▶ [DATA EXTRACT]:
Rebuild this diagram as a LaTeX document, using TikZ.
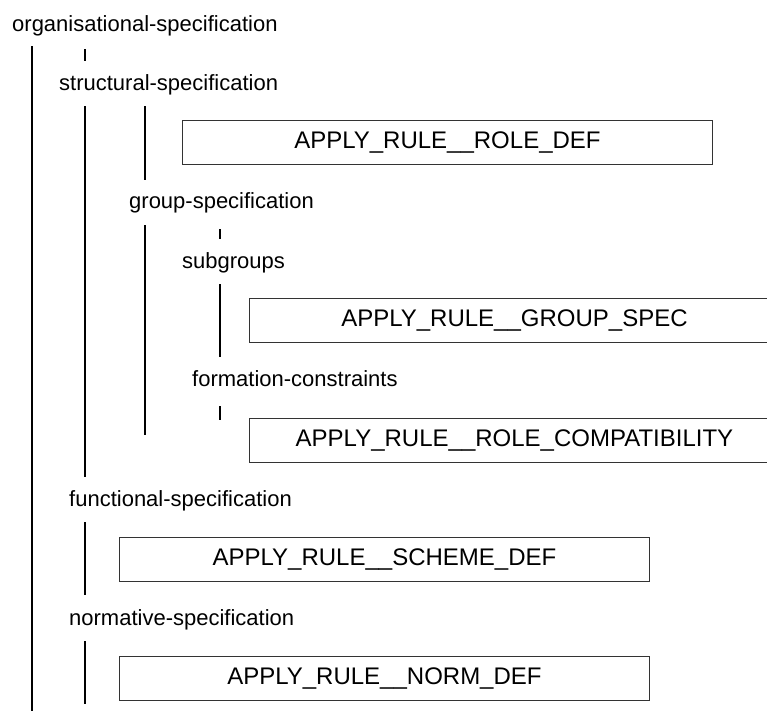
\documentclass[tikz,border=0pt]{standalone}
\usepackage{fontspec}
\setmainfont{Liberation Sans}
\usetikzlibrary{positioning,calc}

\begin{document}
\begin{tikzpicture}[
  x=1pt, y=-1pt,
  lbl/.style={anchor=base west, inner sep=0pt, font=\fontsize{22}{26}\selectfont},
  rulebox/.style={rectangle, draw=black!80, line width=0.9pt, anchor=north west,
                  minimum width=530pt, minimum height=44pt, inner sep=0pt,
                  font=\fontsize{24}{28}\selectfont},
  guide/.style={line width=1.8pt},
  tick/.style={line width=1.3pt}
]
\useasboundingbox (0,0) rectangle (767,710);
\clip (0,0) rectangle (767,710);

%% ---- labels ----
\node[lbl] (orgspec)    at (12,31.5)   {organisational-specification};
\node[lbl] (structspec) at (59,90.5)   {structural-specification};
\node[lbl] (groupspec)  at (129,208.5) {group-specification};
\node[lbl] (subgroups)  at (182,268.5) {subgroups};
\node[lbl] (formation)  at (192,386.5) {formation-constraints};
\node[lbl] (funcspec)   at (69,506.5)  {functional-specification};
\node[lbl] (normspec)   at (69,625.5)  {normative-specification};

%% ---- rule boxes ----
\node[rulebox] (roledef)   at (182,120) {APPLY\_RULE\_\_ROLE\_DEF};
\node[rulebox] (groupdef)  at (249,298) {APPLY\_RULE\_\_GROUP\_SPEC};
\node[rulebox] (rolecompat) at (249,418) {APPLY\_RULE\_\_ROLE\_COMPATIBILITY};
\node[rulebox] (schemedef) at (119,537) {APPLY\_RULE\_\_SCHEME\_DEF};
\node[rulebox] (normdef)   at (119,656) {APPLY\_RULE\_\_NORM\_DEF};

%% ---- guide lines ----
\draw[guide] (32,46)  -- (32,712);
\draw[tick]  (85,49)  -- (85,61);
\draw[guide] (85,106) -- (85,477);
\draw[guide] (145,106) -- (145,180);
\draw[guide] (145,225) -- (145,435);
\draw[tick]  (220,229) -- (220,239);
\draw[guide] (220,284) -- (220,357);
\draw[tick]  (220,406) -- (220,420);
\draw[guide] (85,522) -- (85,595);
\draw[guide] (85,641) -- (85,704);
\end{tikzpicture}
\end{document}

▶ [PROBLEM]: Copy the whole listing above word for word but do not carry over the pictures.

▶ [ANSWER TO THIS TASK]:
Rebuild this diagram as a LaTeX document, using TikZ.
\documentclass[tikz,border=0pt]{standalone}
\usepackage{fontspec}
\setmainfont{Liberation Sans}
\usetikzlibrary{positioning,calc}

\begin{document}
\begin{tikzpicture}[
  x=1pt, y=-1pt,
  lbl/.style={anchor=base west, inner sep=0pt, font=\fontsize{22}{26}\selectfont},
  rulebox/.style={rectangle, draw=black!80, line width=0.9pt, anchor=north west,
                  minimum width=530pt, minimum height=44pt, inner sep=0pt,
                  font=\fontsize{24}{28}\selectfont},
  guide/.style={line width=1.8pt},
  tick/.style={line width=1.3pt}
]
\useasboundingbox (0,0) rectangle (767,710);
\clip (0,0) rectangle (767,710);

%% ---- labels ----
\node[lbl] (orgspec)    at (12,31.5)   {organisational-specification};
\node[lbl] (structspec) at (59,90.5)   {structural-specification};
\node[lbl] (groupspec)  at (129,208.5) {group-specification};
\node[lbl] (subgroups)  at (182,268.5) {subgroups};
\node[lbl] (formation)  at (192,386.5) {formation-constraints};
\node[lbl] (funcspec)   at (69,506.5)  {functional-specification};
\node[lbl] (normspec)   at (69,625.5)  {normative-specification};

%% ---- rule boxes ----
\node[rulebox] (roledef)   at (182,120) {APPLY\_RULE\_\_ROLE\_DEF};
\node[rulebox] (groupdef)  at (249,298) {APPLY\_RULE\_\_GROUP\_SPEC};
\node[rulebox] (rolecompat) at (249,418) {APPLY\_RULE\_\_ROLE\_COMPATIBILITY};
\node[rulebox] (schemedef) at (119,537) {APPLY\_RULE\_\_SCHEME\_DEF};
\node[rulebox] (normdef)   at (119,656) {APPLY\_RULE\_\_NORM\_DEF};

%% ---- guide lines ----
\draw[guide] (32,46)  -- (32,712);
\draw[tick]  (85,49)  -- (85,61);
\draw[guide] (85,106) -- (85,477);
\draw[guide] (145,106) -- (145,180);
\draw[guide] (145,225) -- (145,435);
\draw[tick]  (220,229) -- (220,239);
\draw[guide] (220,284) -- (220,357);
\draw[tick]  (220,406) -- (220,420);
\draw[guide] (85,522) -- (85,595);
\draw[guide] (85,641) -- (85,704);
\end{tikzpicture}
\end{document}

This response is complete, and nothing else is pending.